-- START Dataset section --

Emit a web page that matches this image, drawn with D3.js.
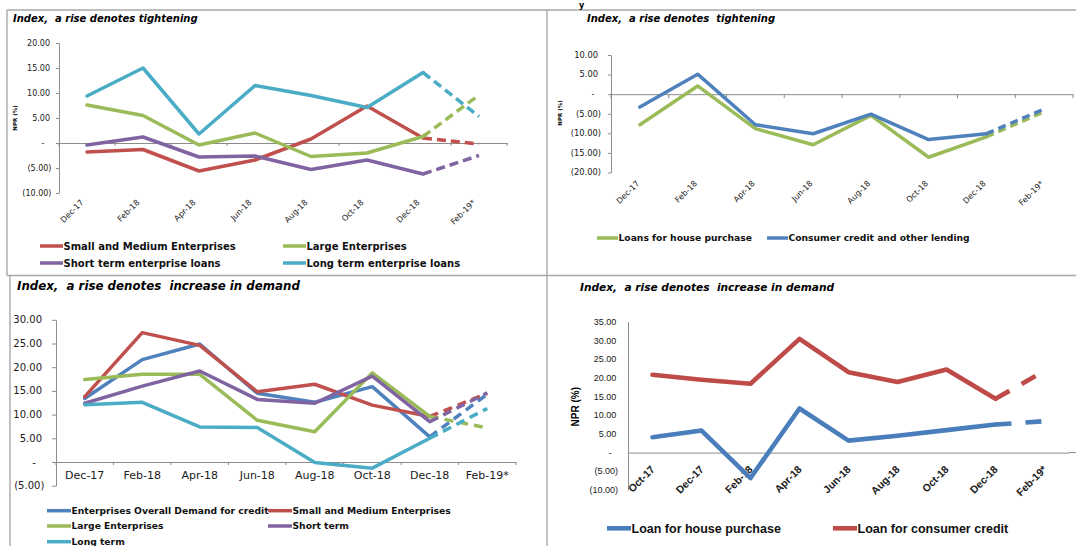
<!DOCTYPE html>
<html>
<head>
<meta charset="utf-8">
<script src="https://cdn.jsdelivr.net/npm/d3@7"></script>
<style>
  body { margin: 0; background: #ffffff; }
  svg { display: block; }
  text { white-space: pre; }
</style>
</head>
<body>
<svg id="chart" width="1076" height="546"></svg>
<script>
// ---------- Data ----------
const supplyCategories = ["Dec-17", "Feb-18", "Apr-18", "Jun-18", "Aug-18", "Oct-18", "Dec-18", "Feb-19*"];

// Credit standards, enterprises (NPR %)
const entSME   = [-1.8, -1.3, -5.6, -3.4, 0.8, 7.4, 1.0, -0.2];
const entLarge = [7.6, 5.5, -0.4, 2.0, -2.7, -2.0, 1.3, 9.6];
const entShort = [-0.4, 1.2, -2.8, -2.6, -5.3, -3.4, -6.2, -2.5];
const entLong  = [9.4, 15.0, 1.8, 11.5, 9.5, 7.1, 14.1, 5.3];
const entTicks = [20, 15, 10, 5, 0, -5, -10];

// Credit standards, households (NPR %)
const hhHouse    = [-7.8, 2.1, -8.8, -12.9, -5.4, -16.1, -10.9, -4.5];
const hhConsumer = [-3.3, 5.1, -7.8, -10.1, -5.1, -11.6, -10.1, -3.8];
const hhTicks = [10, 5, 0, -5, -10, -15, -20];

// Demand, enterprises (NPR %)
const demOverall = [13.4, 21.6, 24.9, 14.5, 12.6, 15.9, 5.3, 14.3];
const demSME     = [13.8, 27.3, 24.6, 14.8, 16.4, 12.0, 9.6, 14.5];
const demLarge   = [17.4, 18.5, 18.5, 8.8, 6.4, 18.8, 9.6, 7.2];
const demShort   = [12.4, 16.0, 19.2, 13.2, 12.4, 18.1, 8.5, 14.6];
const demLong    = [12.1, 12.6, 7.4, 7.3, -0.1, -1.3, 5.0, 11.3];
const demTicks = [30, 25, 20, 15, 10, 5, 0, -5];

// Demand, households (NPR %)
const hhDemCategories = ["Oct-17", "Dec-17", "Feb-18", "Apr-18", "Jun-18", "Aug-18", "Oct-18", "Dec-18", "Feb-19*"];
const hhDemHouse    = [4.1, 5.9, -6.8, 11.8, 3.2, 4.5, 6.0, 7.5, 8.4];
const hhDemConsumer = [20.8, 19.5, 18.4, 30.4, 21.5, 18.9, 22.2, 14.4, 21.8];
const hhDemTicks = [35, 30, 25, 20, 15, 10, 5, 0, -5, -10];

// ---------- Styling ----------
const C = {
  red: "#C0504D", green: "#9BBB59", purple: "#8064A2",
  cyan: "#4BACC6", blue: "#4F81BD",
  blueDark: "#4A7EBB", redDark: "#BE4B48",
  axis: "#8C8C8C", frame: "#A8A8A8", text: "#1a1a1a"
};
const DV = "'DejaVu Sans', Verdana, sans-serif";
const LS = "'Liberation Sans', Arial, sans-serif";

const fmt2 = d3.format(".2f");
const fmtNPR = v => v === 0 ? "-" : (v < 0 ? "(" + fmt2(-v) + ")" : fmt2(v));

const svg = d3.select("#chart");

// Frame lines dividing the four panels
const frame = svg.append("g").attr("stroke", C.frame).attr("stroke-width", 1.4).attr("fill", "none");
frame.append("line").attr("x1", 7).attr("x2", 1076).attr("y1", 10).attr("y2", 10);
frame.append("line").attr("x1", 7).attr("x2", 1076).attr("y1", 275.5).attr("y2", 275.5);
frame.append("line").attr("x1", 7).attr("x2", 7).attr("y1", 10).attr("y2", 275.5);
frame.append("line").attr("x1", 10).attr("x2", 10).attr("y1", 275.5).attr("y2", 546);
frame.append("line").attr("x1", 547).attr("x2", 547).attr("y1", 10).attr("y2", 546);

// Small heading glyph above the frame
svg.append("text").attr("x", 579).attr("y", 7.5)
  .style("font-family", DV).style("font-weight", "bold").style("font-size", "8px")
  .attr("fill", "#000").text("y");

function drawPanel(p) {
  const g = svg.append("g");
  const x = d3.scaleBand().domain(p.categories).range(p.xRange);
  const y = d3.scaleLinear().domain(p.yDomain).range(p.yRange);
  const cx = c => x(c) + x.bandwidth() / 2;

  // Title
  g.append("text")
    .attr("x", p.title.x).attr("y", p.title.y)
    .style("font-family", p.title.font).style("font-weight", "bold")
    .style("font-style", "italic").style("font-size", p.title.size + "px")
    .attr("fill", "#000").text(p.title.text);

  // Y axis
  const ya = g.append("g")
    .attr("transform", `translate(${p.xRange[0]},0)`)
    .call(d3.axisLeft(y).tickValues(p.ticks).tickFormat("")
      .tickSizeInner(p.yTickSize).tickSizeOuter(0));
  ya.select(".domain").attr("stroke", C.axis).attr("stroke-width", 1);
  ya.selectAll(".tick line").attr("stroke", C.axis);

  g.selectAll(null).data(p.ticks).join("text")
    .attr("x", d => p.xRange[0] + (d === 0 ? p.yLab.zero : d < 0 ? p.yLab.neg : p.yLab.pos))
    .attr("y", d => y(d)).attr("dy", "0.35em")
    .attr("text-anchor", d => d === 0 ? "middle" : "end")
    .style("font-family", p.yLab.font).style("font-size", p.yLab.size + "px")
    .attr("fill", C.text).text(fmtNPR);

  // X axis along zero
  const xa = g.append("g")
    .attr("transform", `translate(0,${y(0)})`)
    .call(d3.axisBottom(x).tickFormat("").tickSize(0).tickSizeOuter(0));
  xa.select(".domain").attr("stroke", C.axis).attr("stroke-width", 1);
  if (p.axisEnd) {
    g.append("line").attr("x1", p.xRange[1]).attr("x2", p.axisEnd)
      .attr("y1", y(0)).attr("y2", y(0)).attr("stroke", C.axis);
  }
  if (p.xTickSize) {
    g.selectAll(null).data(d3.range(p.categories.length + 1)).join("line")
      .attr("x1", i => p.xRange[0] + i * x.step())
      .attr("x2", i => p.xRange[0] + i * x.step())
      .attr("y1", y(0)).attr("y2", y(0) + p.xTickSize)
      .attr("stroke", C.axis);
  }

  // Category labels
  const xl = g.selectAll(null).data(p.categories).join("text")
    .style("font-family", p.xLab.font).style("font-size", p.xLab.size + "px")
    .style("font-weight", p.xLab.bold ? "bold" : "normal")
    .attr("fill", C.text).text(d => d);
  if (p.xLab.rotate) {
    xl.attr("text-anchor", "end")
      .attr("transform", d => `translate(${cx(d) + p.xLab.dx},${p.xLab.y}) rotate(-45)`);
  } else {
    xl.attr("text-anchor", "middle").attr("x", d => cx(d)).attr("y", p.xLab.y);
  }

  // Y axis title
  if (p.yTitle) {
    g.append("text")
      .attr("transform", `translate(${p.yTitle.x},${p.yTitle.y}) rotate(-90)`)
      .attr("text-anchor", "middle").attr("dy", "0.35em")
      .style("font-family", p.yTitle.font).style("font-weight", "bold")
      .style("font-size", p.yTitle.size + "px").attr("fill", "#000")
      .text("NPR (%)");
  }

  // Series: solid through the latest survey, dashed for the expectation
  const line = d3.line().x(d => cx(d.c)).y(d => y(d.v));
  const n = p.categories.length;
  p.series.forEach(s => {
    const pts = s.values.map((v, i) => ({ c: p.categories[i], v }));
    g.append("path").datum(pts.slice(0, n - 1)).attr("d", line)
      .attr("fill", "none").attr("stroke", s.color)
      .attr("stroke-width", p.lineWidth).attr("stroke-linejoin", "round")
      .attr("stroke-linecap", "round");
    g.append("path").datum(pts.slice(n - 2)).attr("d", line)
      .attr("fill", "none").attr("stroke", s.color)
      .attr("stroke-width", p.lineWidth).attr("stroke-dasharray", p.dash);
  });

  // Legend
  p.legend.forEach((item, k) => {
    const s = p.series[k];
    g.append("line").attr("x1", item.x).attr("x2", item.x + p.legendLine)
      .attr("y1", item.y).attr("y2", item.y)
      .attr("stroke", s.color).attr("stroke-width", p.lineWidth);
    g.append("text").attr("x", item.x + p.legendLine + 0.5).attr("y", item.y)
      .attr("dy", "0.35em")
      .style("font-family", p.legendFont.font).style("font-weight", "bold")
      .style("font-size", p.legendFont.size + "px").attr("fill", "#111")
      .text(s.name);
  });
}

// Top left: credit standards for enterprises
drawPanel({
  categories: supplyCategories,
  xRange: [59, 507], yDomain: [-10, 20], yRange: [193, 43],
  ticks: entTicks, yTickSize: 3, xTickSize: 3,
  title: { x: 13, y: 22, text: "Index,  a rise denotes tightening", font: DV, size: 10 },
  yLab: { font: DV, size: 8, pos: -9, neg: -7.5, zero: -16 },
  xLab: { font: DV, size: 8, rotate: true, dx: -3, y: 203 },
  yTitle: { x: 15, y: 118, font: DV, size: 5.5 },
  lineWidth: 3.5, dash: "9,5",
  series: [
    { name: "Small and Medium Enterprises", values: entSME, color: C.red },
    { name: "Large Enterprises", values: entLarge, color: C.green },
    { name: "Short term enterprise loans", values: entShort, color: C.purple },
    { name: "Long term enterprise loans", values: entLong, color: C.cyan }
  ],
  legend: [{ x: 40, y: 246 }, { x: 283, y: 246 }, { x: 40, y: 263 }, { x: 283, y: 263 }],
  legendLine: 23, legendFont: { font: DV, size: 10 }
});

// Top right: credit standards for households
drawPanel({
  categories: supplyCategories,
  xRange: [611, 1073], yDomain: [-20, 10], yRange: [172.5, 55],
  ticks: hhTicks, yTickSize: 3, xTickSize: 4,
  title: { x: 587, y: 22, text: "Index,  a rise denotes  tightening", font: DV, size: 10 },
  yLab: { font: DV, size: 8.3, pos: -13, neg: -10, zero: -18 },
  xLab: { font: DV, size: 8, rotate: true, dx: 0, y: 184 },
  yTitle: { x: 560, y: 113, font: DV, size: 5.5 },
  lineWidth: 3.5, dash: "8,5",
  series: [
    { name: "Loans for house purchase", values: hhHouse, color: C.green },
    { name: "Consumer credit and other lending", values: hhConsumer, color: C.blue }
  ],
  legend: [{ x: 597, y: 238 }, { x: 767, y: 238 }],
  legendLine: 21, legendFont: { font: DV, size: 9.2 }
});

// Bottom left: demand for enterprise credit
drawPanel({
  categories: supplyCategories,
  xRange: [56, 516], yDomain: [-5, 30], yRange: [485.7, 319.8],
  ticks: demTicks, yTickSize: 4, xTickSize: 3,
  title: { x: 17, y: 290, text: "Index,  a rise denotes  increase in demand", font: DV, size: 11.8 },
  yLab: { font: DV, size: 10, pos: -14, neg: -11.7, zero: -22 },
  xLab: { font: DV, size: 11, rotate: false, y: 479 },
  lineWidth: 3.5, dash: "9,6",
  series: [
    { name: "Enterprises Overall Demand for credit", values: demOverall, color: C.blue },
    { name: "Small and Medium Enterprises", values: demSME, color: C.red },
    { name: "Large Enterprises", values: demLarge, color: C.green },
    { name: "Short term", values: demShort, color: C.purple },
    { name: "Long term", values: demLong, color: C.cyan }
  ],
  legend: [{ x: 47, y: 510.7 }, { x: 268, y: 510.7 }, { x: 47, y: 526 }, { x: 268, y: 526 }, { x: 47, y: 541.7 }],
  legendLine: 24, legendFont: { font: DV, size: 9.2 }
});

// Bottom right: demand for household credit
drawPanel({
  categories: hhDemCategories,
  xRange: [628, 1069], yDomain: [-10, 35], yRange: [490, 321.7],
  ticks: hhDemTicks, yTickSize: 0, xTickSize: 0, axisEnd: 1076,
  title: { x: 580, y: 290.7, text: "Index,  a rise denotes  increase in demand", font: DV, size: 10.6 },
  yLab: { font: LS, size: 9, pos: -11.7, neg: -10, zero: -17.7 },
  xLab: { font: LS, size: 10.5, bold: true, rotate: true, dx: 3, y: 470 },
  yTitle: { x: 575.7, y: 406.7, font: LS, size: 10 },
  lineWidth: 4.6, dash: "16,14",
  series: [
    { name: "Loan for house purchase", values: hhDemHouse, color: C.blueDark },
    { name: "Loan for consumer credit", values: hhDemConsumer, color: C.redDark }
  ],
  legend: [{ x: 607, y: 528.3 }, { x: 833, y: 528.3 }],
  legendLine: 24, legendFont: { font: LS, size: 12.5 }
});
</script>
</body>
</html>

-- END Dataset section --

» **Exercise requirements**
Transcribe exactly, with no pictures, the lines running from the first line of the material through the line holding "25, 20, 15, 10, 5, 0, -5, -10];".

» **Problem solution**
Emit a web page that matches this image, drawn with D3.js.
<!DOCTYPE html>
<html>
<head>
<meta charset="utf-8">
<script src="https://cdn.jsdelivr.net/npm/d3@7"></script>
<style>
  body { margin: 0; background: #ffffff; }
  svg { display: block; }
  text { white-space: pre; }
</style>
</head>
<body>
<svg id="chart" width="1076" height="546"></svg>
<script>
// ---------- Data ----------
const supplyCategories = ["Dec-17", "Feb-18", "Apr-18", "Jun-18", "Aug-18", "Oct-18", "Dec-18", "Feb-19*"];

// Credit standards, enterprises (NPR %)
const entSME   = [-1.8, -1.3, -5.6, -3.4, 0.8, 7.4, 1.0, -0.2];
const entLarge = [7.6, 5.5, -0.4, 2.0, -2.7, -2.0, 1.3, 9.6];
const entShort = [-0.4, 1.2, -2.8, -2.6, -5.3, -3.4, -6.2, -2.5];
const entLong  = [9.4, 15.0, 1.8, 11.5, 9.5, 7.1, 14.1, 5.3];
const entTicks = [20, 15, 10, 5, 0, -5, -10];

// Credit standards, households (NPR %)
const hhHouse    = [-7.8, 2.1, -8.8, -12.9, -5.4, -16.1, -10.9, -4.5];
const hhConsumer = [-3.3, 5.1, -7.8, -10.1, -5.1, -11.6, -10.1, -3.8];
const hhTicks = [10, 5, 0, -5, -10, -15, -20];

// Demand, enterprises (NPR %)
const demOverall = [13.4, 21.6, 24.9, 14.5, 12.6, 15.9, 5.3, 14.3];
const demSME     = [13.8, 27.3, 24.6, 14.8, 16.4, 12.0, 9.6, 14.5];
const demLarge   = [17.4, 18.5, 18.5, 8.8, 6.4, 18.8, 9.6, 7.2];
const demShort   = [12.4, 16.0, 19.2, 13.2, 12.4, 18.1, 8.5, 14.6];
const demLong    = [12.1, 12.6, 7.4, 7.3, -0.1, -1.3, 5.0, 11.3];
const demTicks = [30, 25, 20, 15, 10, 5, 0, -5];

// Demand, households (NPR %)
const hhDemCategories = ["Oct-17", "Dec-17", "Feb-18", "Apr-18", "Jun-18", "Aug-18", "Oct-18", "Dec-18", "Feb-19*"];
const hhDemHouse    = [4.1, 5.9, -6.8, 11.8, 3.2, 4.5, 6.0, 7.5, 8.4];
const hhDemConsumer = [20.8, 19.5, 18.4, 30.4, 21.5, 18.9, 22.2, 14.4, 21.8];
const hhDemTicks = [35, 30, 25, 20, 15, 10, 5, 0, -5, -10];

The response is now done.